# [Data extract]
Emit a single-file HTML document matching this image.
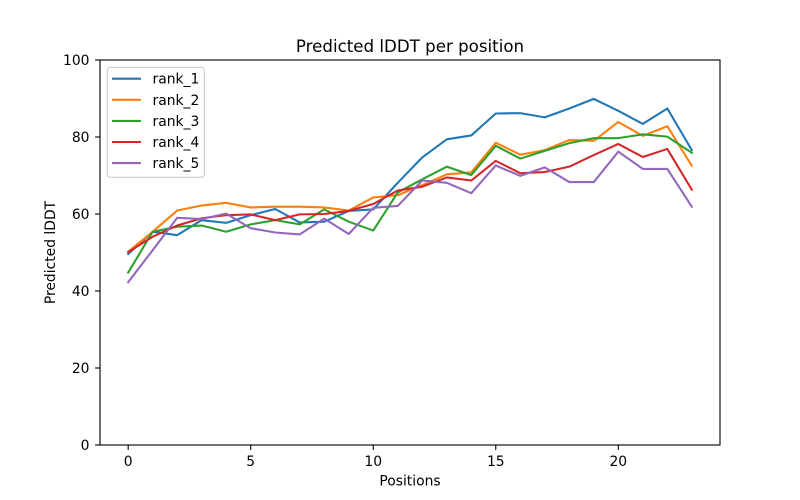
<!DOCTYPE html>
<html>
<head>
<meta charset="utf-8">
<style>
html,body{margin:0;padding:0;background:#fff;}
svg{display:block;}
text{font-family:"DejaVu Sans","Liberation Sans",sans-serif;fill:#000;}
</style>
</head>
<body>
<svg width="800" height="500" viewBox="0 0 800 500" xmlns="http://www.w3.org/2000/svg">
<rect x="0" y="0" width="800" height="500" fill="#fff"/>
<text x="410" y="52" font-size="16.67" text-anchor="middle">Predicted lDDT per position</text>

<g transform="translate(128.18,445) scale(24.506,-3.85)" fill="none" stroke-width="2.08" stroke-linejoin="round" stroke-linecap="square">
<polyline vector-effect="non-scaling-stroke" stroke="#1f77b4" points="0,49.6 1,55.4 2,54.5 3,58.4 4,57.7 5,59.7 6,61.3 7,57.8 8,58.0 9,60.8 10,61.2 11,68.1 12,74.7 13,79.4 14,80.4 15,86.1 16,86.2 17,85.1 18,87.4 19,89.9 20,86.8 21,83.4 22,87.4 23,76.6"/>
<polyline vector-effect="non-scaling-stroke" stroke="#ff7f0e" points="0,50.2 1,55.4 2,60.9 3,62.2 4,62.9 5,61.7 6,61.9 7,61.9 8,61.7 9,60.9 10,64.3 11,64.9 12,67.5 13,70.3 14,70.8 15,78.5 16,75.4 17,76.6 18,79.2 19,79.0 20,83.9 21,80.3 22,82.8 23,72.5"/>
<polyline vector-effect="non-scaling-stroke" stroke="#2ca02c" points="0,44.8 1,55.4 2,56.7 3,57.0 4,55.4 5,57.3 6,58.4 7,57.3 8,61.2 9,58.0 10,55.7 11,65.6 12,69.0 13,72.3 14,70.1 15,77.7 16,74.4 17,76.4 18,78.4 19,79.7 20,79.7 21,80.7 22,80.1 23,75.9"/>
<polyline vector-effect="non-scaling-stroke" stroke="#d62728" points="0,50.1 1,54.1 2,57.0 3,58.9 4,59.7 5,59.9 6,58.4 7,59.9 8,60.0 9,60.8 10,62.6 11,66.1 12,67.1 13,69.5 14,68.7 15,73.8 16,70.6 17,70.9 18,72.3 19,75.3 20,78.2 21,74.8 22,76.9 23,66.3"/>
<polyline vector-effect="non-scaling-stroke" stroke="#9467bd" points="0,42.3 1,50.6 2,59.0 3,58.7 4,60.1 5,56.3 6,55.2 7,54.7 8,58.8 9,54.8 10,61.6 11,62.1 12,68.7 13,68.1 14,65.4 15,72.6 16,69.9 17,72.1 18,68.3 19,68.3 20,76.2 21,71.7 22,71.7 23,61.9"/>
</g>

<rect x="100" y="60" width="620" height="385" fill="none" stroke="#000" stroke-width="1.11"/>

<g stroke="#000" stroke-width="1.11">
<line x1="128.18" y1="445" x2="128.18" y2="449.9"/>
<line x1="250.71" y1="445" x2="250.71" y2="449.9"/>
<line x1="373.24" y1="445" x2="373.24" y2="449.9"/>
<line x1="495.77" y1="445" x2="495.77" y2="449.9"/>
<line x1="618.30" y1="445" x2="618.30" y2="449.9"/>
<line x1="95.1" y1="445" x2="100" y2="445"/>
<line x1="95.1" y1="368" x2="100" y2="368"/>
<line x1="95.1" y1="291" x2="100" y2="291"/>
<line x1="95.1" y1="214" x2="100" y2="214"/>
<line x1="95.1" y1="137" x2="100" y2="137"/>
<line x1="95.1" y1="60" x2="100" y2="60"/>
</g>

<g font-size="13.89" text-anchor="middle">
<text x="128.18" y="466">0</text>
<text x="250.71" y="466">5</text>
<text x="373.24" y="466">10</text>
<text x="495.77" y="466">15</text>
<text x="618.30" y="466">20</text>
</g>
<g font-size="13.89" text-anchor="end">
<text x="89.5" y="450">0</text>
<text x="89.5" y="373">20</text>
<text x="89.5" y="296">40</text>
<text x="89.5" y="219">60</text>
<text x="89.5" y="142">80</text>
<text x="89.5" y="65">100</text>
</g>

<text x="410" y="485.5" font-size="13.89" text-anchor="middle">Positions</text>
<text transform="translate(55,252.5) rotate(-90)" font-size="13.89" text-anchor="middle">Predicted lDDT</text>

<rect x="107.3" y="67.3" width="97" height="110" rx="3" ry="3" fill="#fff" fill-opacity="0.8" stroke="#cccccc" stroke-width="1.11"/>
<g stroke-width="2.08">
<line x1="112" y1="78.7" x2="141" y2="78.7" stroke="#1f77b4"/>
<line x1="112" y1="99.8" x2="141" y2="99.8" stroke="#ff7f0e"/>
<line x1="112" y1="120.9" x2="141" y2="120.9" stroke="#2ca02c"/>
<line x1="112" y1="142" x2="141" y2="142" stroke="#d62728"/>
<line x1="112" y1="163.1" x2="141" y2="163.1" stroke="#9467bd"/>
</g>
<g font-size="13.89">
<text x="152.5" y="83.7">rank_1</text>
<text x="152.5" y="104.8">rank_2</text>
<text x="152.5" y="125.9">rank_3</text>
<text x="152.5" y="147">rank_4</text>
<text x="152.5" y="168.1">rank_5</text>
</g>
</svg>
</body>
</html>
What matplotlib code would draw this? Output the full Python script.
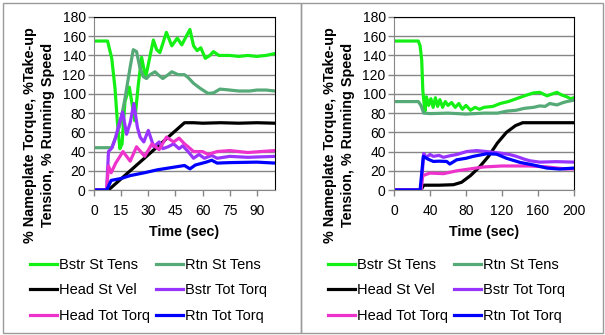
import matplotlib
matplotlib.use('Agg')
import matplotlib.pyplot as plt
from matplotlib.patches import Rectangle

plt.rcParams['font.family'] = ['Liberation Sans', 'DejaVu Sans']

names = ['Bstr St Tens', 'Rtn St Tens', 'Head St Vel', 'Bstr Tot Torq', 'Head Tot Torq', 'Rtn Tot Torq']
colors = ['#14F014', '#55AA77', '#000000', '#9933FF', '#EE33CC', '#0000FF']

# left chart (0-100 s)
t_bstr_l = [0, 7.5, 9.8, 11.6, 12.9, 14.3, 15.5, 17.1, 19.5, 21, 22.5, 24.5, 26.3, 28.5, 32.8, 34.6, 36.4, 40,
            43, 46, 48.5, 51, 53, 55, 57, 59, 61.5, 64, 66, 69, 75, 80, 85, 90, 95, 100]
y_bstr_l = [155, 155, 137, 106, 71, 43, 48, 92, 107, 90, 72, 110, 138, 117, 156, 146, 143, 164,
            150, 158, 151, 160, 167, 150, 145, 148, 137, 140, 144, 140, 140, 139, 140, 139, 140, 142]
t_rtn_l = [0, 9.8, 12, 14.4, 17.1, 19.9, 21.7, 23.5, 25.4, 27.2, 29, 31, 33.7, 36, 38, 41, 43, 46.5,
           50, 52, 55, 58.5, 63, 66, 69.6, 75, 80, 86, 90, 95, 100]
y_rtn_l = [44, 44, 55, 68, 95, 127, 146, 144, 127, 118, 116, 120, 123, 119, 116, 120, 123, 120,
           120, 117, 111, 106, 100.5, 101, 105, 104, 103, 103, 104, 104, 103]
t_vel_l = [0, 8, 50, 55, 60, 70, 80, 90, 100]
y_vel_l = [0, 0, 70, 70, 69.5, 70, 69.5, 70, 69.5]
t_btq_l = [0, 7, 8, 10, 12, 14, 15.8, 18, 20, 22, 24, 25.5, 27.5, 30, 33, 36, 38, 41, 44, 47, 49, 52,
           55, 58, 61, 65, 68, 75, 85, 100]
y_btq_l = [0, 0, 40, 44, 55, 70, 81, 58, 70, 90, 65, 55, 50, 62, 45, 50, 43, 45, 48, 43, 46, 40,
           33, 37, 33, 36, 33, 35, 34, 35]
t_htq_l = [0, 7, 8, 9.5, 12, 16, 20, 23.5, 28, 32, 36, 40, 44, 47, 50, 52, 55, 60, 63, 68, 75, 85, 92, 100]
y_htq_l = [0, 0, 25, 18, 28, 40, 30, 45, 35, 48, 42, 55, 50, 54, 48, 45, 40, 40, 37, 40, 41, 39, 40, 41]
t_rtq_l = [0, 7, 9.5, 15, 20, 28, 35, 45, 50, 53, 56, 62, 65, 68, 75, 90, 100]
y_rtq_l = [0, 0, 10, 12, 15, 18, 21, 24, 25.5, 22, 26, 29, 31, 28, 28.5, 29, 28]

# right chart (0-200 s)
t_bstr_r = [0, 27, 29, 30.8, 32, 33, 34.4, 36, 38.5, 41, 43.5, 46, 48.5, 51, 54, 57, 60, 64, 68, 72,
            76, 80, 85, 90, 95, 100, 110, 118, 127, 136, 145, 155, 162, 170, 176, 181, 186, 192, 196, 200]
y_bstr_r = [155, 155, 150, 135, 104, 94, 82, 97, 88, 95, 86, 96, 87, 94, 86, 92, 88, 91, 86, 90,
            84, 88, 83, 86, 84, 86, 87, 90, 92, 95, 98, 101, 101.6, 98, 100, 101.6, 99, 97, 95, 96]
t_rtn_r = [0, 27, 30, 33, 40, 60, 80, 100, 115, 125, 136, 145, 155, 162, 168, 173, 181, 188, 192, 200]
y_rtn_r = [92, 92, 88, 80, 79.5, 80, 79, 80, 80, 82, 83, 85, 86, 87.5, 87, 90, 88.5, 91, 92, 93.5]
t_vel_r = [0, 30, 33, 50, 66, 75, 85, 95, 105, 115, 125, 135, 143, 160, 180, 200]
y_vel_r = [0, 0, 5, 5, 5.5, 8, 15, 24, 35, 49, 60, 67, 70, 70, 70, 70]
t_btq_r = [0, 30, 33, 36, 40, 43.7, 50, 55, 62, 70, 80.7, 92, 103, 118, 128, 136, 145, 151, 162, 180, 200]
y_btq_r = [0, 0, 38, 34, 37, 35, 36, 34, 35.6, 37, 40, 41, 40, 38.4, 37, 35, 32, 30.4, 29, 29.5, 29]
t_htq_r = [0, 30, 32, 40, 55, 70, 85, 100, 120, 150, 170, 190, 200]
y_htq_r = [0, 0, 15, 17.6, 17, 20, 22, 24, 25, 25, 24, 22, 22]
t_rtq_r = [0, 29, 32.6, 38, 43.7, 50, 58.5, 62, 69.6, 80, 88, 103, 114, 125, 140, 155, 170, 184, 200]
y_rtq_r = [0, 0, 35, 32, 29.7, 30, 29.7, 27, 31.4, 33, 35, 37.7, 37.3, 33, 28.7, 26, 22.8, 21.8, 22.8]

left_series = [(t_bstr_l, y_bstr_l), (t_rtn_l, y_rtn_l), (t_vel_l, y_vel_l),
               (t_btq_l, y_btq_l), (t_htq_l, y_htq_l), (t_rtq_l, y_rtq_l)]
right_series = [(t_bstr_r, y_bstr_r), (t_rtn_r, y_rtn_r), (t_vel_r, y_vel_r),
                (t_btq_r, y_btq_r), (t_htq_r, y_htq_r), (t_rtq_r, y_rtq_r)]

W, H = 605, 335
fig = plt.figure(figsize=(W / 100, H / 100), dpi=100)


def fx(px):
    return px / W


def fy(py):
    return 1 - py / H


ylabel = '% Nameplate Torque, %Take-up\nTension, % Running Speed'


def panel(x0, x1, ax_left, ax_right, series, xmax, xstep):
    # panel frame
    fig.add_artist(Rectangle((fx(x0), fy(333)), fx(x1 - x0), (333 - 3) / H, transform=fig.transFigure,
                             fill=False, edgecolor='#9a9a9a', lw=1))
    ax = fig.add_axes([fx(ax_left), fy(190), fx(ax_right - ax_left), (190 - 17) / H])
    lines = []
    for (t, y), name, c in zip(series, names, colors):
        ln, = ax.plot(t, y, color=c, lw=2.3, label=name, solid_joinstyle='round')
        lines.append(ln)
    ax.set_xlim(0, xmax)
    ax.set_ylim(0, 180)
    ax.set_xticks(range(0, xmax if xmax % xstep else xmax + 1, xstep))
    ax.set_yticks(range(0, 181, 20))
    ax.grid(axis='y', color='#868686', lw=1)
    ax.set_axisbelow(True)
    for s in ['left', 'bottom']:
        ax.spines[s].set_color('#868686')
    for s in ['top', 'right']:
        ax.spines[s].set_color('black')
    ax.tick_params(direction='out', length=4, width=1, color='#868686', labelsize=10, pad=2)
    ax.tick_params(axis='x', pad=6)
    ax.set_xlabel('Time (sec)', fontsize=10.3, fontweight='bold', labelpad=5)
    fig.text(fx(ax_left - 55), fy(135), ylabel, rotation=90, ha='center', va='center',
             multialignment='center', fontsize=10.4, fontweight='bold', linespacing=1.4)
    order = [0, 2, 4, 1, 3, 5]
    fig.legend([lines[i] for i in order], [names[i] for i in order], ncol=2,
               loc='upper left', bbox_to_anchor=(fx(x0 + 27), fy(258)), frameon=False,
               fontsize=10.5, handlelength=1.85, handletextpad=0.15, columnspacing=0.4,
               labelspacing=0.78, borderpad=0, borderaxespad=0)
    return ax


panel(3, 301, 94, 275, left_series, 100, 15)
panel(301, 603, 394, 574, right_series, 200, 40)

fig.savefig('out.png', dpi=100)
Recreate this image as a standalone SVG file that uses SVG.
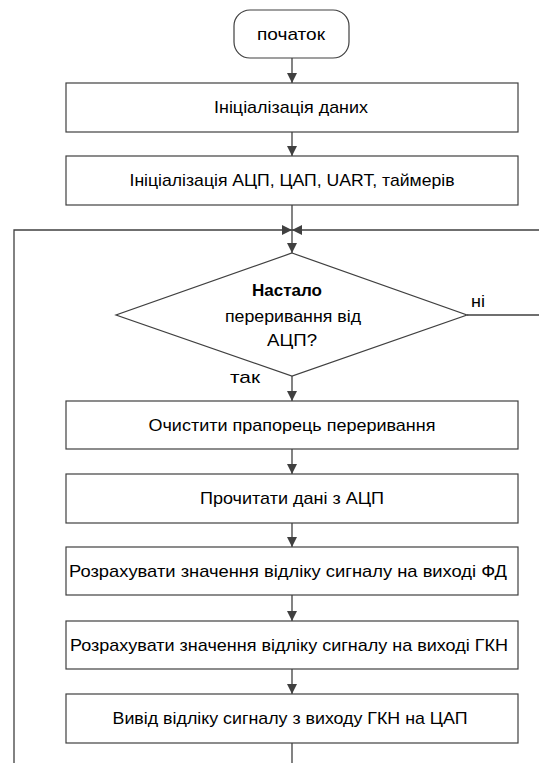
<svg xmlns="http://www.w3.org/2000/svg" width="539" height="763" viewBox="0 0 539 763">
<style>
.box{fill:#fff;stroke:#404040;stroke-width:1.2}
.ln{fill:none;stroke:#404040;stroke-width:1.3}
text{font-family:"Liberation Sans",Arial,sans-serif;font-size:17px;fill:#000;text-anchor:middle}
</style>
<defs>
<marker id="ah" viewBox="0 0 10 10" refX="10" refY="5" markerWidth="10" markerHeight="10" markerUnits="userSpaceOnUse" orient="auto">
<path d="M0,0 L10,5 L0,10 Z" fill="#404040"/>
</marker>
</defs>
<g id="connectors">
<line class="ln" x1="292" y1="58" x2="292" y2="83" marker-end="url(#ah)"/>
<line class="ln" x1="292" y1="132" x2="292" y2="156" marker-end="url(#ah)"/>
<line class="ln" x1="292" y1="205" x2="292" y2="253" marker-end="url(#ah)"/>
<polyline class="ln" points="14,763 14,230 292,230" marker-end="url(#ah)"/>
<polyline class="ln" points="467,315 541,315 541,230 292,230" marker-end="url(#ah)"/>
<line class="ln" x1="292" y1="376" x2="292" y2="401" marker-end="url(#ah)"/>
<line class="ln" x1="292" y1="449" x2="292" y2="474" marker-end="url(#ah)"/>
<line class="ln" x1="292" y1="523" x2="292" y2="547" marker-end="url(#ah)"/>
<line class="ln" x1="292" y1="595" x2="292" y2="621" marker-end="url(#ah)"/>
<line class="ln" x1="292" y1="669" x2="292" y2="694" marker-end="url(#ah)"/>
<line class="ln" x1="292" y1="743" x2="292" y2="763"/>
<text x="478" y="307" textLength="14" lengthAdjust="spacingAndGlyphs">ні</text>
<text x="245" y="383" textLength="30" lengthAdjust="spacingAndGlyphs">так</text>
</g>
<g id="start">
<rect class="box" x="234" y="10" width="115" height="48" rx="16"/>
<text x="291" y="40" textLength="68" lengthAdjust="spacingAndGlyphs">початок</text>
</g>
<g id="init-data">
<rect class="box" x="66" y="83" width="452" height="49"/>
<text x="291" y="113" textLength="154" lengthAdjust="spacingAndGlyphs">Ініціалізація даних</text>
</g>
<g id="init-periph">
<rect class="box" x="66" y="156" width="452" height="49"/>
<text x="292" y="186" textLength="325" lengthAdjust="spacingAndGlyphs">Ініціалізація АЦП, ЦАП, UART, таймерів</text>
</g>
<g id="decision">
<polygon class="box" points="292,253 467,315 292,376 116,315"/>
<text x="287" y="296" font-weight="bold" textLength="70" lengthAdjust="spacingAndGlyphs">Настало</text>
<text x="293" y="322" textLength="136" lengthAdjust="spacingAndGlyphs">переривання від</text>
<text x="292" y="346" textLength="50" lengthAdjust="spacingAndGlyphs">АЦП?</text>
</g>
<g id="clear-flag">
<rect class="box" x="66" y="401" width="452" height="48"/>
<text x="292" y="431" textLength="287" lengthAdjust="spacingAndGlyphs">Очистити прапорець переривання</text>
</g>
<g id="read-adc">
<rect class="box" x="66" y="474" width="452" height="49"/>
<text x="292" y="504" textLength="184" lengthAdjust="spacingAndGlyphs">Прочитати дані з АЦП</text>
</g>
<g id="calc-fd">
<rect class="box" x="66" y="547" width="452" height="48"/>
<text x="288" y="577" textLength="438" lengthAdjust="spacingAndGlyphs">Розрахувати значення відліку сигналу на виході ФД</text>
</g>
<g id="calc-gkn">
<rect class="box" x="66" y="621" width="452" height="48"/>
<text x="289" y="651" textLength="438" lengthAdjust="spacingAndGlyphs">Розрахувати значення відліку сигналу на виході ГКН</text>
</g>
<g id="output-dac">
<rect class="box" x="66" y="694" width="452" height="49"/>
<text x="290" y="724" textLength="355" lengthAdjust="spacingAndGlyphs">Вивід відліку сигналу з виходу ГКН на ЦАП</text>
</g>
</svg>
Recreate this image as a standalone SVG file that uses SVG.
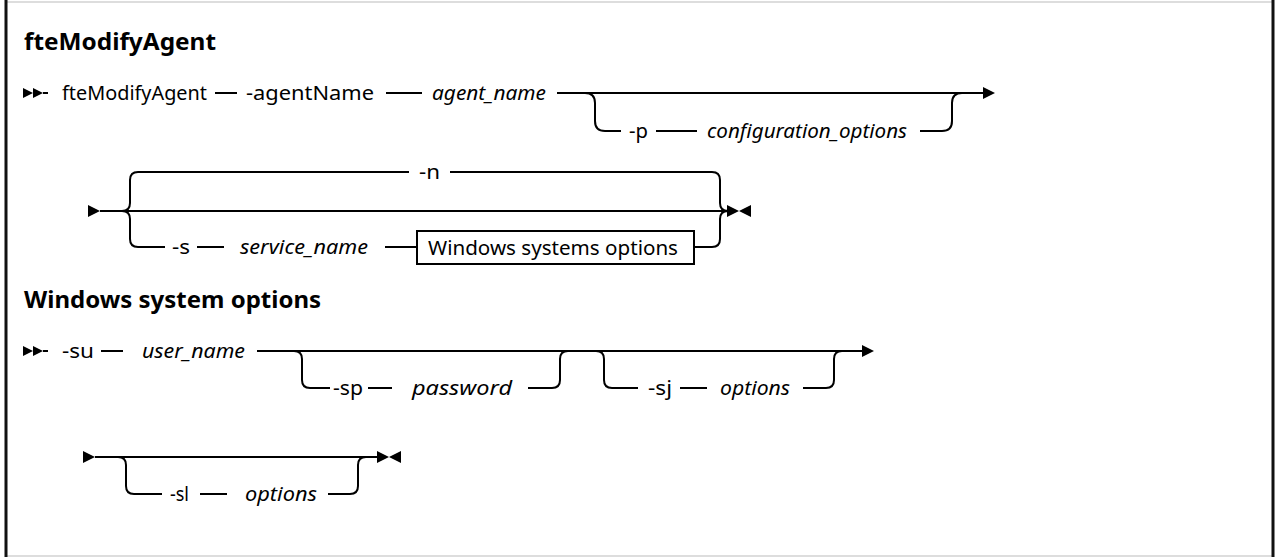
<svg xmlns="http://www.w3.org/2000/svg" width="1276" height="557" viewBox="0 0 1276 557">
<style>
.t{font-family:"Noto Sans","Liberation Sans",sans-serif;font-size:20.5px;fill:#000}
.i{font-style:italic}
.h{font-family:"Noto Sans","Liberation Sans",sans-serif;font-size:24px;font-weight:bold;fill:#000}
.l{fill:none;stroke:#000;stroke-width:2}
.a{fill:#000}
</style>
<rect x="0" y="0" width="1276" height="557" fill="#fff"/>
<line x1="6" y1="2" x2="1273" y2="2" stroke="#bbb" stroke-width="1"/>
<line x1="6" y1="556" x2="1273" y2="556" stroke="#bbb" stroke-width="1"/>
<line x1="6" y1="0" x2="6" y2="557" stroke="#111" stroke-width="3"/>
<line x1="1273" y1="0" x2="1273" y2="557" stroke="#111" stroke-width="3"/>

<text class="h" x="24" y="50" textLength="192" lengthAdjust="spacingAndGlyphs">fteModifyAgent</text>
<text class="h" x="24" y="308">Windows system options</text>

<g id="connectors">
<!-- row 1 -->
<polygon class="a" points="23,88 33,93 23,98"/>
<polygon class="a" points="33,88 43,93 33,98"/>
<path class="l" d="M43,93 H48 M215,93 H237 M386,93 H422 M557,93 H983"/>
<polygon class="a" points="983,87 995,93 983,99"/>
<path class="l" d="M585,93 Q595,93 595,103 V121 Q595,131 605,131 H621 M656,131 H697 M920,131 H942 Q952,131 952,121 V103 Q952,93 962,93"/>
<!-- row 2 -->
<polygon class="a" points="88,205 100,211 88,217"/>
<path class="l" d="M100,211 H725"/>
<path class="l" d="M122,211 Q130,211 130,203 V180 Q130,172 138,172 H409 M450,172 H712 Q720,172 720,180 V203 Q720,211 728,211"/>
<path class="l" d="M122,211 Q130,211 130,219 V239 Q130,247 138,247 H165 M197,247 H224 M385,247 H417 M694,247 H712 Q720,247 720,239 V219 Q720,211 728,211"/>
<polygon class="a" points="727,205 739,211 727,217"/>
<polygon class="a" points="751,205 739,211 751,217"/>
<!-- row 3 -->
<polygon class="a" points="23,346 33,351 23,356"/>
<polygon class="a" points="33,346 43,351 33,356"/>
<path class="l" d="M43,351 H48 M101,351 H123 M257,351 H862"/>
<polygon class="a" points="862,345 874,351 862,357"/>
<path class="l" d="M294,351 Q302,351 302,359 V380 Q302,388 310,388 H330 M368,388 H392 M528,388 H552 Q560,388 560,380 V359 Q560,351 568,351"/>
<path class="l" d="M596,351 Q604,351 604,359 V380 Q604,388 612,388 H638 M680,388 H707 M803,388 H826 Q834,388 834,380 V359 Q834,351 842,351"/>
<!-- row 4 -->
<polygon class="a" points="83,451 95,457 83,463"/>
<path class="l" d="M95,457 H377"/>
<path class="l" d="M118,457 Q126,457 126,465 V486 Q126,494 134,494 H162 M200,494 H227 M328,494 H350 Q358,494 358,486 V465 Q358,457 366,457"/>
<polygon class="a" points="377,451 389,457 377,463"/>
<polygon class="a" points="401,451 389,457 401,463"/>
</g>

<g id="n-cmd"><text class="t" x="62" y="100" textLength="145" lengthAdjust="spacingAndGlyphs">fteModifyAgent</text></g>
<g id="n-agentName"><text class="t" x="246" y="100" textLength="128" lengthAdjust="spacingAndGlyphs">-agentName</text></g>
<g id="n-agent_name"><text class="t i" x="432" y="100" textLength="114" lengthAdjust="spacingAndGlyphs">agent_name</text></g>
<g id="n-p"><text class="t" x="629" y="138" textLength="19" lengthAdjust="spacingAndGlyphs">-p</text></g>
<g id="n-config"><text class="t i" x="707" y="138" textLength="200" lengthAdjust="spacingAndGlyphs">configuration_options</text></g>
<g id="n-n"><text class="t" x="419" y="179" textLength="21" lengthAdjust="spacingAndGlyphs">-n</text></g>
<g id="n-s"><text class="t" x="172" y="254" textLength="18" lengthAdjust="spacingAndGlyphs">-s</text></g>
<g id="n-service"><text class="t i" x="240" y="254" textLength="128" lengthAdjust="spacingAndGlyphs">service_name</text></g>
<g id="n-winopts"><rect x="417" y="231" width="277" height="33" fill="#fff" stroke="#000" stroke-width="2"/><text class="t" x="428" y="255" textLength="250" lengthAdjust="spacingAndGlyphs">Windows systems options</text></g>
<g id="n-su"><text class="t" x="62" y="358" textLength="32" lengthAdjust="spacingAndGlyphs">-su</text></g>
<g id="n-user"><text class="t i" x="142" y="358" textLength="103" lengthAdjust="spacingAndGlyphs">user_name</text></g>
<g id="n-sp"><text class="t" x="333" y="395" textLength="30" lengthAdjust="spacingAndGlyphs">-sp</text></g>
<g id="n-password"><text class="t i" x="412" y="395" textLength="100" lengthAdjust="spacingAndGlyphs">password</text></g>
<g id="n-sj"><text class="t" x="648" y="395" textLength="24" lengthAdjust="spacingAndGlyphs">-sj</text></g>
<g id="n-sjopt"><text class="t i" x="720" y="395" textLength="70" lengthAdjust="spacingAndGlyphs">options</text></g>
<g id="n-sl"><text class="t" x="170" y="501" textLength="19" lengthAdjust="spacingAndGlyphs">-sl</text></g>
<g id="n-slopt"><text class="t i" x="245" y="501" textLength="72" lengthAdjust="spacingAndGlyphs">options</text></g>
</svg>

# [Stated task]
Retype the section that opens with the line holding "What matplotlib code" and closes with the line holding "plt.rcParams['font.family'] = ['Liberation", exactly as it reads, without any pictures.

# [Expected answer]
What matplotlib code would draw this? Output the full Python script.
import matplotlib
matplotlib.use('Agg')
import matplotlib.pyplot as plt
from matplotlib.patches import Rectangle

plt.rcParams['font.family'] = ['Liberation Sans', 'DejaVu Sans']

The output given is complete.